● **STATED GOAL**
Go through the records below line by line, counting those that contain the word "Clone"; answer with the count only.

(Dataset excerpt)
[start]

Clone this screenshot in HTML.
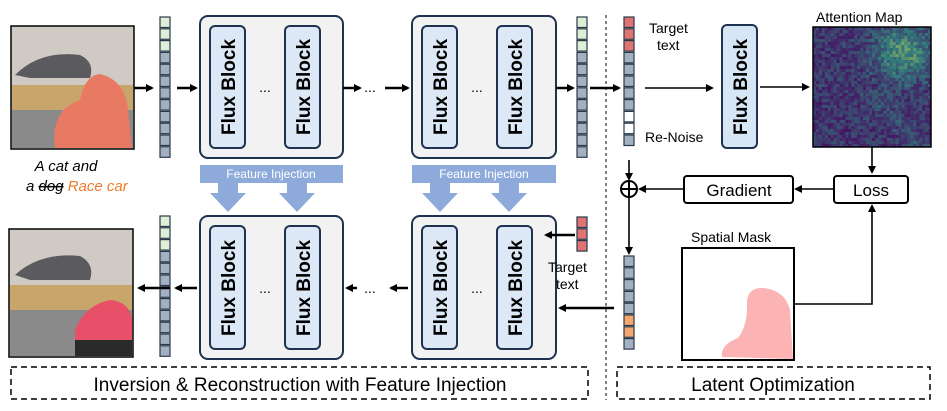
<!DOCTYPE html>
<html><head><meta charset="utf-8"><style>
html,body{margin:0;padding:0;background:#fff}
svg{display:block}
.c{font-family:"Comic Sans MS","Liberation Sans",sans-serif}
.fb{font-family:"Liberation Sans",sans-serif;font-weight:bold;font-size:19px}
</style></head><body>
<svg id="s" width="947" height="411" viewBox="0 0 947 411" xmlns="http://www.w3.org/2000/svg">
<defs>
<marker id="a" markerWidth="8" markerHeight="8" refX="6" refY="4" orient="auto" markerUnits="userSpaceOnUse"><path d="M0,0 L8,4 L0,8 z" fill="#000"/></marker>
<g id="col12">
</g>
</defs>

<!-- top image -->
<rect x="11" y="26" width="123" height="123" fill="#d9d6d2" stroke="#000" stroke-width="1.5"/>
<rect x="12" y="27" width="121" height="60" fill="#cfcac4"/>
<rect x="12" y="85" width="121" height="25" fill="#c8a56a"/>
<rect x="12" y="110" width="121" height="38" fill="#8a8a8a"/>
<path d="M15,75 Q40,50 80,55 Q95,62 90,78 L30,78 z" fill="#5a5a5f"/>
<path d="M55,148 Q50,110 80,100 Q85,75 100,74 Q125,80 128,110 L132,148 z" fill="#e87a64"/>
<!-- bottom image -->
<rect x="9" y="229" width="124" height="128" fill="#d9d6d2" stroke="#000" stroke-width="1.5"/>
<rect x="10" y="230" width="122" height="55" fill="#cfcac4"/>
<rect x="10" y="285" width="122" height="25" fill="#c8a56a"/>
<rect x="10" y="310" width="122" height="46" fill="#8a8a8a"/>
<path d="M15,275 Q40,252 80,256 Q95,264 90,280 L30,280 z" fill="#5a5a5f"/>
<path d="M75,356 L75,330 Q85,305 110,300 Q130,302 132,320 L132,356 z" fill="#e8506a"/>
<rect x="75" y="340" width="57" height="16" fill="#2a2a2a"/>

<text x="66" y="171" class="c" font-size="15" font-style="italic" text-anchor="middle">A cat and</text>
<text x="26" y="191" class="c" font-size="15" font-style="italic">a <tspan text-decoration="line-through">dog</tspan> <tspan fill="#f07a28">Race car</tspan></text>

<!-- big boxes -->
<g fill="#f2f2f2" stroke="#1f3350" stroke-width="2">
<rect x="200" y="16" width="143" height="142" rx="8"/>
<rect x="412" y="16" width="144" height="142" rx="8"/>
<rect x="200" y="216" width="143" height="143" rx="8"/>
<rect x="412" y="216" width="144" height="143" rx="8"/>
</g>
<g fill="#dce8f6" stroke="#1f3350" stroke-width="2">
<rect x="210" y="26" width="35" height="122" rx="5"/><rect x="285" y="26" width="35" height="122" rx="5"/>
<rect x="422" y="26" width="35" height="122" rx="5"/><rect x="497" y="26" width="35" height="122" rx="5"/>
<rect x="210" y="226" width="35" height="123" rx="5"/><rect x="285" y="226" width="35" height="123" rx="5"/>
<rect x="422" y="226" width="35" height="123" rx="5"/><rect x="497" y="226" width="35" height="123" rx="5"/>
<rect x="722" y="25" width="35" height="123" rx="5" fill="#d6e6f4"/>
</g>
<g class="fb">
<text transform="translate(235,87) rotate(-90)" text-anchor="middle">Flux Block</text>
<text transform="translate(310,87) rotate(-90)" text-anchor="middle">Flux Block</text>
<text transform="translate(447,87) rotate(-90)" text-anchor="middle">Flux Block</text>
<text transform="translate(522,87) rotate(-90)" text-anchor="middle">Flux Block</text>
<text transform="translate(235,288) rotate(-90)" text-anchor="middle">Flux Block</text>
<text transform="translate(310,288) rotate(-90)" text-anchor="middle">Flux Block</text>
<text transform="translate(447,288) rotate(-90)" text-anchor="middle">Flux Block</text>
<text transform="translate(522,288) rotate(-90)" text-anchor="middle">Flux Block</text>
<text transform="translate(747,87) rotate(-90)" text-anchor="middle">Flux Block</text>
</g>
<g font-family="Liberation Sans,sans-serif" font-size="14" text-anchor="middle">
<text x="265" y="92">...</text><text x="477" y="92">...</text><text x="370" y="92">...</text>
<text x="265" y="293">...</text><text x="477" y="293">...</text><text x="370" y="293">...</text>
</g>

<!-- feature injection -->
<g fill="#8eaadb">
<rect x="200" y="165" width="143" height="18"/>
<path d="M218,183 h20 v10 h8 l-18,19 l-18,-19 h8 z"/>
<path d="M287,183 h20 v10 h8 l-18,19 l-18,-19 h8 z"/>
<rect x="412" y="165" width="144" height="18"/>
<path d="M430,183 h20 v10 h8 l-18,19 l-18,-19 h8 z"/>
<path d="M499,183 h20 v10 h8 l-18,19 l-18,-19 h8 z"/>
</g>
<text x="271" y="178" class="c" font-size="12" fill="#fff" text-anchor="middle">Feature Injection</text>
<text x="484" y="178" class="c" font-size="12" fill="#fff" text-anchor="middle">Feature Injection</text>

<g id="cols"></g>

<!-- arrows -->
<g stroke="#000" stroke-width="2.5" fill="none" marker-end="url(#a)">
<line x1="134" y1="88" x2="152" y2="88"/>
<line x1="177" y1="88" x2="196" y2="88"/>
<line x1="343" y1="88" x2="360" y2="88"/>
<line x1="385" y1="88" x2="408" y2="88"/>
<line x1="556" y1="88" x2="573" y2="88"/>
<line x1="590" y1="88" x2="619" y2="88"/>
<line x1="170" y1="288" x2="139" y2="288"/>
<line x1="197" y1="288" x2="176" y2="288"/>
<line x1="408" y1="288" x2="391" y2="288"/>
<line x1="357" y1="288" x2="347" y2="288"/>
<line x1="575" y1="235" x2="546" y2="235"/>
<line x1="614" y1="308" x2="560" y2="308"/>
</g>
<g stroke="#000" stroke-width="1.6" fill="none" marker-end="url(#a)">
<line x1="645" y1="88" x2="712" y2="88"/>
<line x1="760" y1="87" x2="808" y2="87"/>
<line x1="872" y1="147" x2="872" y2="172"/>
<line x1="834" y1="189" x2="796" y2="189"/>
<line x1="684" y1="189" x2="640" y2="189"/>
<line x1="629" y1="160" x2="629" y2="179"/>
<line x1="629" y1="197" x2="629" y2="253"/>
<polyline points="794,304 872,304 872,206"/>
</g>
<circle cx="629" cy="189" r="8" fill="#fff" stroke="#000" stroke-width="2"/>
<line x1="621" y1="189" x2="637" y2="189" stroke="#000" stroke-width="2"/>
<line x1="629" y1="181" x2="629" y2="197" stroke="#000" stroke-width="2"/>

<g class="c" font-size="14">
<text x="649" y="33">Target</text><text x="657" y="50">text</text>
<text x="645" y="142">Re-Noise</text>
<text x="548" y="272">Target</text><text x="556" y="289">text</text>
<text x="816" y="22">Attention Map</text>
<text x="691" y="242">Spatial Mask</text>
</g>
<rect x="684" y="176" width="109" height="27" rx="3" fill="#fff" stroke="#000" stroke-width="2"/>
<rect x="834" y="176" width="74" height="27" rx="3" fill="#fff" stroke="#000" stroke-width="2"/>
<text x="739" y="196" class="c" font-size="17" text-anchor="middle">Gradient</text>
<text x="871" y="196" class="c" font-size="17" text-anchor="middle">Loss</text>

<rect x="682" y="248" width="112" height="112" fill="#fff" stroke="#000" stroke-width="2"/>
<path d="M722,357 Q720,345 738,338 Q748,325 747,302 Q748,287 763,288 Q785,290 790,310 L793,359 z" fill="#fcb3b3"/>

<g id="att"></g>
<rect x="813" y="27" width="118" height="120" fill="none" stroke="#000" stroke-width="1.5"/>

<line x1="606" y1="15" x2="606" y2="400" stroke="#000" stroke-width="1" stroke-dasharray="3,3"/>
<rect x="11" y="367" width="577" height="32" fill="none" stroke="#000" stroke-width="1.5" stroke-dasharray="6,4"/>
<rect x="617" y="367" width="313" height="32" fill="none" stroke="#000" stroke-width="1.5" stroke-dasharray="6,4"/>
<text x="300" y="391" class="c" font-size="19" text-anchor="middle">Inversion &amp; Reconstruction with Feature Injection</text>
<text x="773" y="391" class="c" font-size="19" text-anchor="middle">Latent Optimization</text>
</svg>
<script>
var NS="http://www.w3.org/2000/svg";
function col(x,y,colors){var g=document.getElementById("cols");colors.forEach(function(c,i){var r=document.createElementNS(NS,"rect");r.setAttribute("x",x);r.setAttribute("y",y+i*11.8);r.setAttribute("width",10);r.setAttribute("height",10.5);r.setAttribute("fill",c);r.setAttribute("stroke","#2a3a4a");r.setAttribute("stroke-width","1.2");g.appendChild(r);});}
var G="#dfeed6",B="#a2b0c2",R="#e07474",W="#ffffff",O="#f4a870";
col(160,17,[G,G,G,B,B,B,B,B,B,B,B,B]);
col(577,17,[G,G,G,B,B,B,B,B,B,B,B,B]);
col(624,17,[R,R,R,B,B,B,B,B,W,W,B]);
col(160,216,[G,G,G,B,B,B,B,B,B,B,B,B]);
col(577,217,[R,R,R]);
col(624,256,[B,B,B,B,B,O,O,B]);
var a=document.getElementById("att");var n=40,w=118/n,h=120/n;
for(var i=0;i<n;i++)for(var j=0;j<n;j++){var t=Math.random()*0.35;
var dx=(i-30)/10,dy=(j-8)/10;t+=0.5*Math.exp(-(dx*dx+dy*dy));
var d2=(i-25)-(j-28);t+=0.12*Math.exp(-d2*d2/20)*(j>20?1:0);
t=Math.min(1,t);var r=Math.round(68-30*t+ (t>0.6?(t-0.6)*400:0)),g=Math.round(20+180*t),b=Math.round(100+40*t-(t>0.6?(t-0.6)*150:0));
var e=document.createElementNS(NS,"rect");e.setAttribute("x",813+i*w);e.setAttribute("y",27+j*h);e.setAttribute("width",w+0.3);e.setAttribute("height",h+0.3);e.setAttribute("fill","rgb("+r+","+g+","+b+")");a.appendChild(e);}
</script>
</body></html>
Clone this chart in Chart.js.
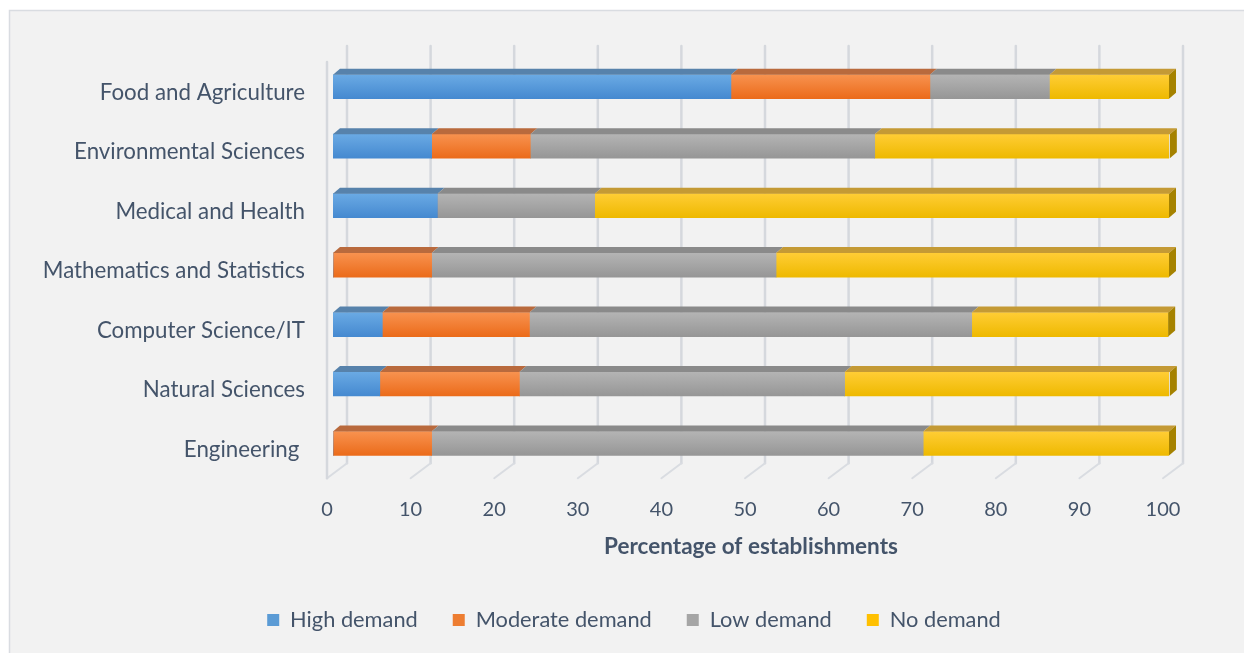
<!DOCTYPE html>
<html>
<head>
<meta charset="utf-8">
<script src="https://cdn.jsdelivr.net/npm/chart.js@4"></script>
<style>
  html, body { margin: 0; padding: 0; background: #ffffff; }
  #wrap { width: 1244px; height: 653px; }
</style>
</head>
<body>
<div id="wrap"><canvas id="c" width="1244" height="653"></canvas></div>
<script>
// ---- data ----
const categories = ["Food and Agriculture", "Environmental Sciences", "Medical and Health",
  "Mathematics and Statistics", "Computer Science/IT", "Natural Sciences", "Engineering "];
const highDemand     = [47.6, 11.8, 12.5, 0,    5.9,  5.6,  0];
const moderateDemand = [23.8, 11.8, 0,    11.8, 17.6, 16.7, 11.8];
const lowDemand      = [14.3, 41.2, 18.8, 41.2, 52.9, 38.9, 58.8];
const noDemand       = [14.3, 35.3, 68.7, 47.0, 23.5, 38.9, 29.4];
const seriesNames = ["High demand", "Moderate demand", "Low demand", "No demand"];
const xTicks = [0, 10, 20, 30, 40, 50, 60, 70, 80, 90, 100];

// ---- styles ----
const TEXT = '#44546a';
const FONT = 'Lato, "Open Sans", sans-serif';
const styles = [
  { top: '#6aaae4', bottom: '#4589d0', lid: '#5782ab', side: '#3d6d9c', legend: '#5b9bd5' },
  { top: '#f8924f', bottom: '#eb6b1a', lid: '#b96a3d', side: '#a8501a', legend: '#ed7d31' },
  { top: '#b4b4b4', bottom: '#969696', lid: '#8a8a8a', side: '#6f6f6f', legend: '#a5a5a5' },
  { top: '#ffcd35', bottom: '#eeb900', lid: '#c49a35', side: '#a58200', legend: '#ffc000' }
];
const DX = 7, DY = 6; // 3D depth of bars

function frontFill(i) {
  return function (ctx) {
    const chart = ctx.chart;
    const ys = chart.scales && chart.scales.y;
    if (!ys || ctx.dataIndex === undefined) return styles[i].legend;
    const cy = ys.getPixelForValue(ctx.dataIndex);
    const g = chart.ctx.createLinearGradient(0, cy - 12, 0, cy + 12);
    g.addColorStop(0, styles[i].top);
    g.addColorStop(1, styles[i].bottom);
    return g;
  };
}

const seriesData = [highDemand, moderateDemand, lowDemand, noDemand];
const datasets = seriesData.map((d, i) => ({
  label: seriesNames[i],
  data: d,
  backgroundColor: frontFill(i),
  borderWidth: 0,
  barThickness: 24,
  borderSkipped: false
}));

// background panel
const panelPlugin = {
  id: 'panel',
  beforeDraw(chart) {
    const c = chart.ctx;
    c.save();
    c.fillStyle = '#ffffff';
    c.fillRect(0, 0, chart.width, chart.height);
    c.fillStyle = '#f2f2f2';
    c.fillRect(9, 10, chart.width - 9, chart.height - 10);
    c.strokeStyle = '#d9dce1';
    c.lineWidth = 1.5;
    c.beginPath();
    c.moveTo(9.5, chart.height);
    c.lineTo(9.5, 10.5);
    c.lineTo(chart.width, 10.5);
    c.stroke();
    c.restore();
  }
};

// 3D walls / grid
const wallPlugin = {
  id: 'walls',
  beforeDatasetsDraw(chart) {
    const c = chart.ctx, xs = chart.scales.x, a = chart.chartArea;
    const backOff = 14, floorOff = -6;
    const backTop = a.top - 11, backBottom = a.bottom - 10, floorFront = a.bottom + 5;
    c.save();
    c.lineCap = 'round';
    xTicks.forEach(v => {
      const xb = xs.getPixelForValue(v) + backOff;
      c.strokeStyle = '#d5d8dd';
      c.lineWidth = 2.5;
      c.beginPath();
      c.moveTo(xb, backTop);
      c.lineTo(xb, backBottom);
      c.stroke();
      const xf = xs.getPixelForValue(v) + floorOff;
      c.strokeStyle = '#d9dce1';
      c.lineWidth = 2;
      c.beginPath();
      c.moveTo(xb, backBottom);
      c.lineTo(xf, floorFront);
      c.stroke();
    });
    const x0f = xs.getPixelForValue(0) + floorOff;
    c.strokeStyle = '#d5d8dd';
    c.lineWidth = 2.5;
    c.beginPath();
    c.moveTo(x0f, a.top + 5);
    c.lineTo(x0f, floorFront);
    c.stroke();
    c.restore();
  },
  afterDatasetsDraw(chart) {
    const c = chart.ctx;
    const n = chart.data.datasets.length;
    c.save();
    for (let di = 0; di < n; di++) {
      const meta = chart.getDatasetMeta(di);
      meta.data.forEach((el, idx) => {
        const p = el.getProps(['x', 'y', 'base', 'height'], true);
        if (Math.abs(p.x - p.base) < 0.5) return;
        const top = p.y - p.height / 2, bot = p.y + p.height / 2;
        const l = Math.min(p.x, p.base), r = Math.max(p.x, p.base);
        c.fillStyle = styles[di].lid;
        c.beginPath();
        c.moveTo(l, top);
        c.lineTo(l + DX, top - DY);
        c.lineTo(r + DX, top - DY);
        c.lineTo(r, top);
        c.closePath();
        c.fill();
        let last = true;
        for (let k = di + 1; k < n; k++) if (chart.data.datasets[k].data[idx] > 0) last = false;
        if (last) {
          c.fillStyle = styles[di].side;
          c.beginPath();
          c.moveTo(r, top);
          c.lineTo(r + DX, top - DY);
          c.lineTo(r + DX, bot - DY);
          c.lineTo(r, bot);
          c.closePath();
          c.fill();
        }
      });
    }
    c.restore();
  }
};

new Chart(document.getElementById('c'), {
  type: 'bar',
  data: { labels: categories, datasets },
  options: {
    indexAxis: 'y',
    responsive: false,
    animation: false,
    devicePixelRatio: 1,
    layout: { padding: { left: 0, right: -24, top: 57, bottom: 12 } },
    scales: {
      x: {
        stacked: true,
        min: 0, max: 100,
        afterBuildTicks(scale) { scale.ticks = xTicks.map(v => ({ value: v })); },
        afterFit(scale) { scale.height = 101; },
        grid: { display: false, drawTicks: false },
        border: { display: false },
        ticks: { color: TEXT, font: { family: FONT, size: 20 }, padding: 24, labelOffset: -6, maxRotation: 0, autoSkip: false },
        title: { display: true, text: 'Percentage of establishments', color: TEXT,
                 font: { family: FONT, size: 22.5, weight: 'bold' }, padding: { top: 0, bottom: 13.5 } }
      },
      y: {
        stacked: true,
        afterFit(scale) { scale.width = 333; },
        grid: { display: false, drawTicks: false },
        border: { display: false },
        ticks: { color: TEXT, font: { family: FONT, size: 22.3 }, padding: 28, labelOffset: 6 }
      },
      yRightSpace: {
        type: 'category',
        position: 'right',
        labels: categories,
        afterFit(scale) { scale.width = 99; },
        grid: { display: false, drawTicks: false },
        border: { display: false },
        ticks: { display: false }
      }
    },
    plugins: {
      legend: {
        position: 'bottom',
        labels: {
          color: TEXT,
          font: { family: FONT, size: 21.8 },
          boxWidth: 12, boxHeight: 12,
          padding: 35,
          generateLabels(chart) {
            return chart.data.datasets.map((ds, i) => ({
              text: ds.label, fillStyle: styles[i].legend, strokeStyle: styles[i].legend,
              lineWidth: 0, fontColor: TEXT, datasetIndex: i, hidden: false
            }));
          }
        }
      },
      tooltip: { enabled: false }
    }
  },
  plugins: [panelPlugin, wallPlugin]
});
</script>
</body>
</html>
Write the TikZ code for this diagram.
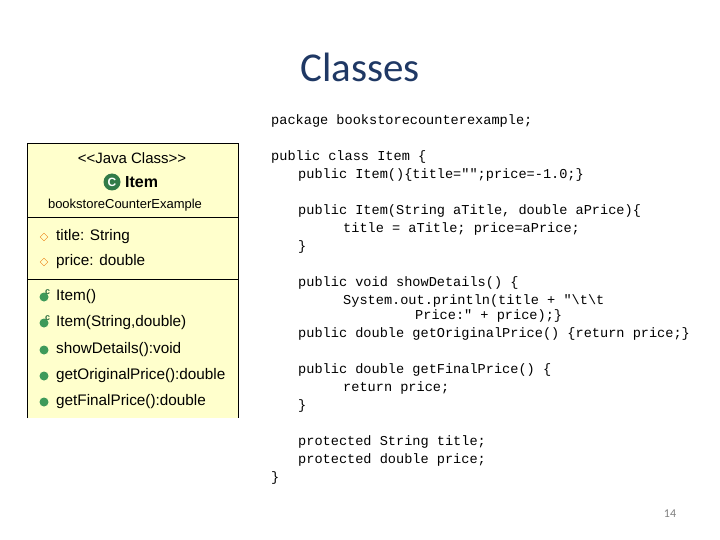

[end]

● **CORRECT OUTPUT**
2